By IANS,
Toronto : Canadian researchers used 3-D magnetic resonance imaging to pinpoint high-risk bleeding within the walls of diseased carotid arteries, a precursor of stroke.
Carotid arteries are the ones that supply the head and neck with oxygenated blood. The results suggest the technique may prove to be a useful screening tool for patients at high risk for stroke.
“There’s been a major sea change in our research,” said Alan R. Moody, University of Toronto and co-author of the study. “We now know that the composition of carotid artery plaque is likely to be more predictive of future stroke events than the amount of stenosis (narrowing) in the vessel.”
When major arteries are affected by atherosclerosis, fatty deposits, or plaques, accumulate on the inner lining of the vessel walls. Progression of the disease over time leads to narrowing, restricting blood flow or becoming completely blocked.
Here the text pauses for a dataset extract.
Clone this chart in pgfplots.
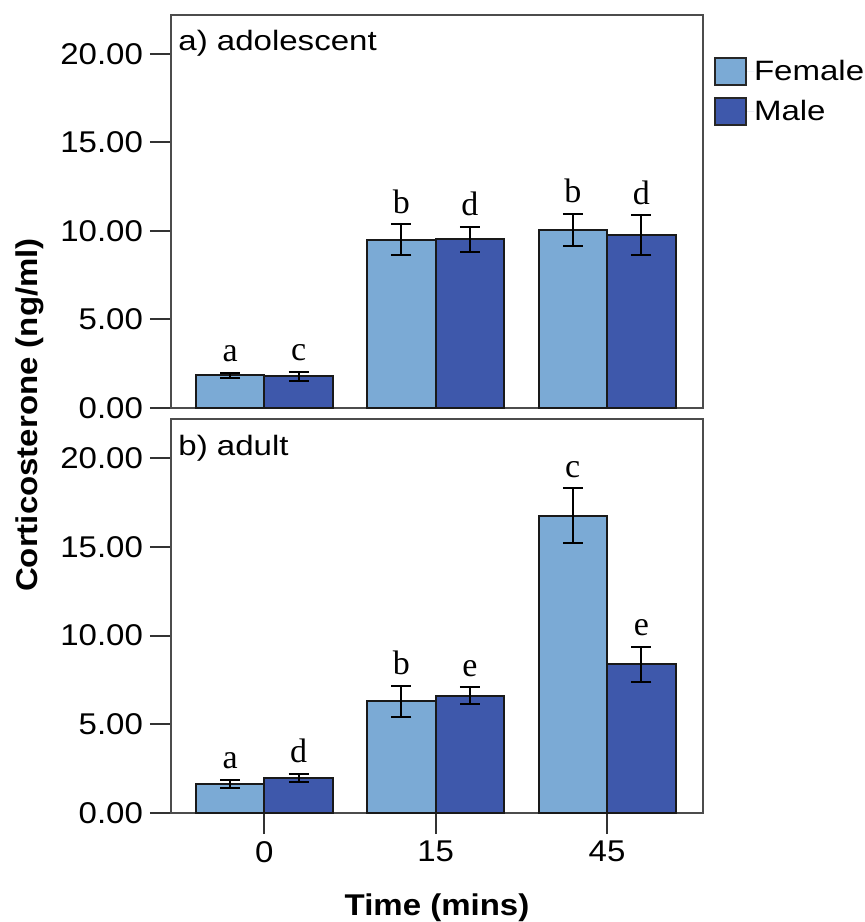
\documentclass[border=0pt]{standalone}
\usepackage{pgfplots}
\usepackage{pgfplotstable}
\pgfplotsset{compat=1.18}
\usepackage{fontspec}
\setmainfont{Liberation Sans}
\newfontfamily\tickf[FakeStretch=1.1]{Liberation Sans}
\newfontfamily\titf[FakeStretch=1.18]{Liberation Sans}
\newfontfamily\serf{Liberation Serif}
\definecolor{femc}{RGB}{123,170,213}
\definecolor{malc}{RGB}{62,88,171}

\pgfplotstableread{
x F Ferr Flab M Merr Mlab
0 1.86 0.14 a 1.78 0.27 c
1 9.50 0.87 b 9.52 0.73 d
2 10.05 0.92 b 9.75 1.13 d
}\adol
\pgfplotstableread{
x F Ferr Flab M Merr Mlab
0 1.64 0.23 a 1.98 0.22 d
1 6.30 0.87 b 6.62 0.48 e
2 16.74 1.55 c 8.37 1.00 e
}\adult

\tikzset{ptitle/.style={anchor=base west, inner sep=0pt, font=\titf\fontsize{14pt}{16pt}\selectfont}}
\pgfplotsset{
  panel/.style={
    scale only axis, width=266pt,
    xmin=-0.545, xmax=2.56, ymin=0, ymax=22.2,
    ytick={0,5,10,15,20},
    scaled y ticks=false,
    /pgf/number format/fixed, /pgf/number format/fixed zerofill,
    /pgf/number format/precision=2,
    /pgf/number format/assume math mode=true,
    tick label style={font=\tickf\fontsize{15pt}{18pt}\selectfont, text=black},
    axis line style={draw=black!70, line width=1pt},
    tick align=outside, major tick length=10.5pt,
    major tick style={draw=black!80, line width=1pt},
    xtick pos=left, ytick pos=left,
    clip=false,
  },
  errs/.style={
    error bars/y dir=both, error bars/y explicit,
    error bars/error bar style={line width=1pt, black},
    error bars/error mark options={rotate=90, line width=1pt, black, mark size=5pt}},
  fbar/.style={ybar, bar width=0.4, bar shift=0pt, fill=femc, draw=black!90, line width=1pt, errs},
  mbar/.style={ybar, bar width=0.4, bar shift=0pt, fill=malc, draw=black!90, line width=1pt, errs},
  letters/.style={draw=none, mark=none, forget plot, nodes near coords,
    point meta=explicit symbolic,
    every node near coord/.append style={anchor=base, yshift=5.5pt, inner sep=0pt,
      font=\serf\fontsize{17pt}{20pt}\selectfont, text=black}},
}

\begin{document}
\begin{tikzpicture}
\useasboundingbox (-85.5pt,7.5pt) rectangle (347pt,-453.5pt);
\begin{axis}[panel, name=top, at={(0,0)}, anchor=north west, height=196.5pt,
  xtick=\empty,
  legend style={at={(rel axis cs:1,1)}, anchor=north west, xshift=5.5pt, yshift=-21pt,
    draw=none, fill=none, inner sep=0pt, outer sep=0pt, row sep=5.5pt,
    font=\titf\fontsize{14pt}{16pt}\selectfont, nodes={inner sep=0pt}},
  legend cell align=left,
]
\addplot[fbar, legend image code/.code={\path[draw=none] (0pt,0pt) -- (19.5pt,0pt);
  \draw[fill=femc, draw=black!85, line width=1pt] (0pt,-6.75pt) rectangle (15.5pt,6.75pt);}]
  table[x expr=\thisrow{x}-0.2, y=F, y error=Ferr] {\adol};
\addlegendentry{Female}
\addplot[mbar, legend image code/.code={\path[draw=none] (0pt,0pt) -- (19.5pt,0pt);
  \draw[fill=malc, draw=black!85, line width=1pt] (0pt,-6.75pt) rectangle (15.5pt,6.75pt);}]
  table[x expr=\thisrow{x}+0.2, y=M, y error=Merr] {\adol};
\addlegendentry{Male}
\addplot[letters] table[x expr=\thisrow{x}-0.2, y expr=\thisrow{F}+\thisrow{Ferr}, meta=Flab] {\adol};
\addplot[letters] table[x expr=\thisrow{x}+0.2, y expr=\thisrow{M}+\thisrow{Merr}, meta=Mlab] {\adol};
\node[ptitle, xshift=3.5pt, yshift=-17.5pt] at (rel axis cs:0,1) {a) adolescent};
\end{axis}

\begin{axis}[panel, name=bot, at={(0,-202pt)}, anchor=north west, height=197pt,
  xtick={0,1,2}, xticklabels={0,15,45},
]
\addplot[fbar] table[x expr=\thisrow{x}-0.2, y=F, y error=Ferr] {\adult};
\addplot[mbar] table[x expr=\thisrow{x}+0.2, y=M, y error=Merr] {\adult};
\addplot[letters] table[x expr=\thisrow{x}-0.2, y expr=\thisrow{F}+\thisrow{Ferr}, meta=Flab] {\adult};
\addplot[letters] table[x expr=\thisrow{x}+0.2, y expr=\thisrow{M}+\thisrow{Merr}, meta=Mlab] {\adult};
\node[ptitle, xshift=3.5pt, yshift=-18pt] at (rel axis cs:0,1) {b) adult};
\node[anchor=base, inner sep=0pt, yshift=-51pt, font=\tickf\bfseries\fontsize{15pt}{18pt}\selectfont]
  at (rel axis cs:0.5,0) {Time (mins)};
\end{axis}

\node[rotate=90, anchor=base, inner sep=0pt, font=\tickf\bfseries\fontsize{15pt}{18pt}\selectfont]
  at (-66.9pt,-200pt) {Corticosterone (ng/ml)};
\end{tikzpicture}
\end{document}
Until recently, scientists believed that this narrowing, called stenosis, was responsible for most heart attacks or strokes. But new studies have identified the composition of complicated plaques as being a major cause of vascular events and deaths.
These complicated plaques are characterised by surface ulcerations, blood clots and bleeding into the vessel wall.
Researchers performed 3-D MRI on the carotid arteries of 11 patients, aged 69 to 81. Complicated plaques were then surgically removed from the patients’ diseased arteries and analysed under a microscope.
The research team found strong agreement between the lesions identified by MRI as complicated plaques and the microscopic analysis of the tissue samples.
“With high spatial resolution 3-D MRI, we are able to noninvasively analyse the tissue within the artery wall and identify small bleeds within rupture-prone plaques that may put patients at risk for future stroke,” Moody said.
The study will appear in the October issue of Radiology.